CAPITAL CONSUMPTION
By Kurt Richebächer
It used to be commonplace in economics that investment in productive plant and equipment is the key to increased productivity and rising living standards. Sufficient investment spending takes care of supply and demand, productivity and profits.
But the crucial, negative point to see about the U.S. economy's development over the past 20 years is simple. The key conditions for a high rate of saving and profits have been recklessly ravaged through policies that boosted consumption and financial leverage at the expense of corporate accumulation of productive capital.
It also used to be commonplace in economics that somebody who persistently spends more for consumption than he earns doesn't get richer but poorer.
Implicitly, the same is true for a nation. Yet we keep reading that America has enjoyed its greatest wealth creation of all times in the past several years, vastly outpacing the domestic and foreign debt growth.

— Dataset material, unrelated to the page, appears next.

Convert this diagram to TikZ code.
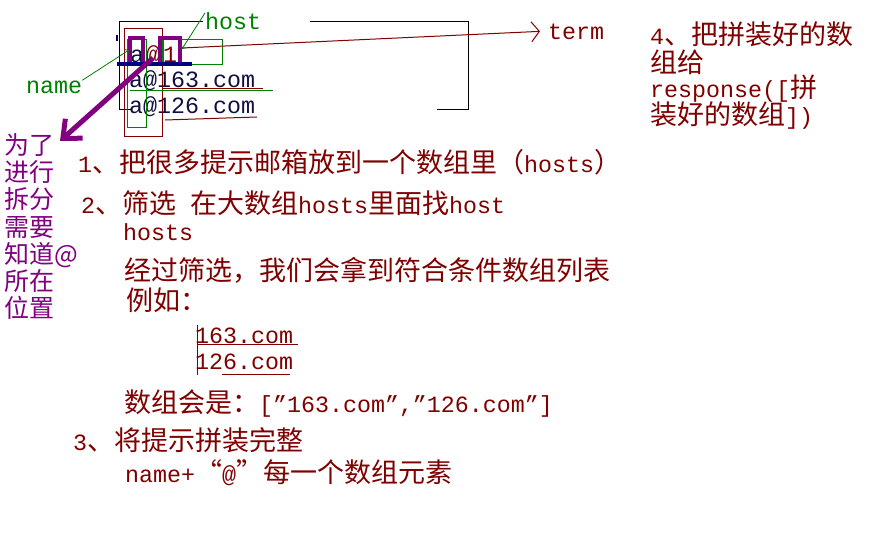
\documentclass[tikz,border=0pt]{standalone}
\usepackage{fontspec}
\setmainfont{Liberation Mono}
\newfontfamily\cjkfont{Noto Sans CJK SC}
\usetikzlibrary{arrows.meta}
\definecolor{dred}{HTML}{800000}
\definecolor{gr}{HTML}{008000}
\definecolor{pur}{HTML}{800080}
\definecolor{nav}{HTML}{000080}
\definecolor{tnav}{HTML}{101040}
\newcommand\zh[1]{{\fontsize{27}{30}\selectfont\cjkfont #1}}
\newcommand\mainsz{\fontsize{23.3}{27}\selectfont}
\begin{document}
\begin{tikzpicture}[x=1pt,y=-1pt,
  txt/.style={anchor=base west, inner sep=0pt, font=\mainsz, text=dred},
  ptxt/.style={anchor=base west, inner sep=0pt, font=\fontsize{25}{27}\selectfont\cjkfont, text=pur},
  thin line/.style={line width=1pt},
  bold box/.style={line width=3.5pt, pur},
  small tip/.style={-{Straight Barb[length=3pt,width=6pt]}}]
\fill[white] (0,0) rectangle (884,546);
\useasboundingbox (0,0) rectangle (884,546);

% bracket round the list
\draw[black, thin line] (437,109) -- (468,109) -- (468,21) -- (310,21);
\draw[black, thin line] (203,21) -- (119,21) -- (119,109) -- (132,109);

% list of e-mails
\node[txt, text=tnav] (r0) at (130,62) {a\hspace{2pt}\textcolor{dred}{@\hspace{3pt}1}};
\node[txt, text=tnav] (r1) at (129,87) {a@163.com};
\node[txt, text=tnav] (r2) at (129,113) {a@126.com};

% boxes and marks
\draw[dred, thin line] (124,28) rectangle (162,136);
\draw[gr, thin line] (127,39) rectangle (146,127);
\draw[gr, thin line] (160,39) rectangle (222,64);
\draw[bold box] (130,38) rectangle (143,64);
\draw[bold box] (160,38) rectangle (180,64);
\draw[gr, line width=2pt] (163,40) -- (163,63);
\draw[nav, line width=3.5pt] (117,64) -- (192,64);
\draw[nav, line width=2pt] (117,35) -- (117,41);
\draw[gr, thin line] (130,90) -- (273,90);
\draw[dred, thin line] (162,88) -- (263,88);
\draw[dred, thin line] (165,120) -- (257,117);

% labels
\node[txt, text=gr] (hostlbl) at (205,30) {host};
\node[txt, text=gr] (namelbl) at (26,93) {name};
\node[txt, inner xsep=8pt] (term) at (540,39) {term};

\coordinate (one) at (182,48);
\coordinate (hosttip) at (182,49);
\coordinate (nametip) at (129,50);
\coordinate (atc) at (153,58);
\coordinate (ptip) at (60,141);

\draw[dred, thin line, -{Straight Barb[length=8pt,width=20pt]}] (one) -- (term.west);
\draw[gr, line width=0.8pt, small tip] (hostlbl.north west) -- (hosttip);
\draw[gr, line width=0.8pt, small tip] (namelbl.north east) -- (nametip);

% left purple column
\node[ptxt] (p1) at (4,154) {为了};
\node[ptxt] (p2) at (4,181) {进行};
\node[ptxt] (p3) at (4,208) {拆分};
\node[ptxt] (p4) at (4,236) {需要};
\node[ptxt] (p5) at (4,263) {知道@};
\node[ptxt] (p6) at (4,290) {所在};
\node[ptxt] (p7) at (4,317) {位置};

\draw[pur, line width=5pt, -{Straight Barb[length=15pt,width=26pt]}] (atc) -- (ptip);

% main text
\node[txt] (l1) at (78,172) {1\zh{、把很多提示邮箱放到一个数组里（}hosts\zh{）}};
\node[txt] (l2) at (81,213) {2\zh{、筛选} \zh{在大数组}hosts\zh{里面找}host};
\node[txt] (l3) at (123,240) {hosts};
\node[txt] (l4) at (124,280) {\zh{经过筛选，我们会拿到符合条件数组列表}};
\node[txt] (l5) at (126,310) {\zh{例如：}};
\node[txt] (e1) at (195,343) {163.com};
\node[txt] (e2) at (195,369) {126.com};
\draw[dred, thin line] (197,325) -- (197,375);
\draw[dred, thin line] (197,344) -- (298,344);
\draw[dred, thin line] (222,374) -- (290,374);
\node[txt] (l8) at (124,412) {\zh{数组会是：}["163.com","126.com"]};
\node[txt] (l9) at (73,450) {3\zh{、将提示拼装完整}};
\node[txt] (l10) at (125,482) {name+\zh{“}@\zh{”每一个数组元素}};

% right text
\node[txt] (s1) at (650,45) {4\zh{、把拼装好的数}};
\node[txt] (s2) at (650,72) {\zh{组给}};
\node[txt] (s3) at (650,97) {response([\zh{拼}};
\node[txt] (s4) at (650,124) {\zh{装好的数组}])};
\end{tikzpicture}
\end{document}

How to make sense of that? In short, by distinguishing again between micro and macro perspective. From an individual's viewpoint, rising stock valuations unquestionably add to his wealth. But the crucial point to see is that this wealth adds nothing to the real economy and in particular, nothing to its real wealth in the form of productive plant and equipment. From the national perspective, the only way to greater wealth is to construct industrial structures and houses. Strictly speaking, it is net capital investment.
Rising stock valuations, rather, create claims on the economy. In the United States, they actually fostered the protracted consumer borrowing and spending binges and, as its counterpart, the exponential rise in domestic and foreign indebtedness. For people with common sense, such debt-financed consumption is a clear case of capital consumption or wealth destruction.
In the consensus view, the sharp decline in U.S. business fixed investment is due to prior overinvestment and existing excess capacities. This assessment is based on the fact that America had an unusually high gross investment ratio over the past few years. In our view, the plunge of investment is due to the extraordinary consumer spending excesses that essentially resulted in a drastic shrinkage of the share of GDP that is available for net investment.
What is the difference between the two measures? According to the conventional first gauge, fixed capital investment of firms in the nonfinancial sector accounted for 31% of U.S. real GDP growth between 1997-2000. It was by far America's highest investment ratio in history. According to the second version that we use as a gauge, net investment of firms in that sector accounted for 7.3% of GDP growth in current dollars during this period.
Which of the two is the more reasonable calculation? Net investment is gross investment less depreciation charges. Normally the two move in lockstep, but they diverge sometimes when depreciations slow or accelerate.
The latter happened in America in the past few years. As business investment in short-lived computers and software took a rapidly growing share of total investment, depreciation charges sharply accelerated. A bigger chunk out of gross investment is simply replacing capital equipment that wears out, adding nothing to the capital stock and national income.
Another major source of the big difference between the two measures of investment derives from the so-called hedonic pricing, in which America's government statisticians value business investment in computers. In 2000, businesses spent altogether $93.3 billion on new computers, up from $90.4 billion in the prior year. Measuring in real terms, however, the statisticians come to a vastly higher figure of $246.4 billion, up from $207.4 billion in the year before.
By far the single biggest statistical boost to the U.S. economy's investment ratio occurred in 1999. With a stroke of the pen, the statisticians of the Commerce Department took business software spending out of the corporate expense accounts in their GDP statistics and instead capitalized them as investment spending. In one sweep, this drastically padded GDP growth, productivity growth and profit growth.
To give an idea of the impact of this change: In 1997, the prior year, recorded business spending on equipment was $620.5 billion. In the current statistics, it amounts for the same year to $764.2 billion. Lately, software has accounted for 45% of total business investment in high-tech equipment. "Hedonic" computer prices have, on the other hand, been drastically revised downward.
Frankly speaking, it is a statistical muddle. It amazes us how easily the large army of the world's financial and economic experts can be fooled. The miserable reality is that net investment and the capital stock have been sharply falling in relation to GDP since the early 1980s.
Worldwide, forecasters are virtually united in saying that the string of big losses in the stock markets is bound to stop after three years. It does not bother them that the very same forecast made a year ago went utterly wrong.
For sure, a mere lapse of time will not stop this downturn.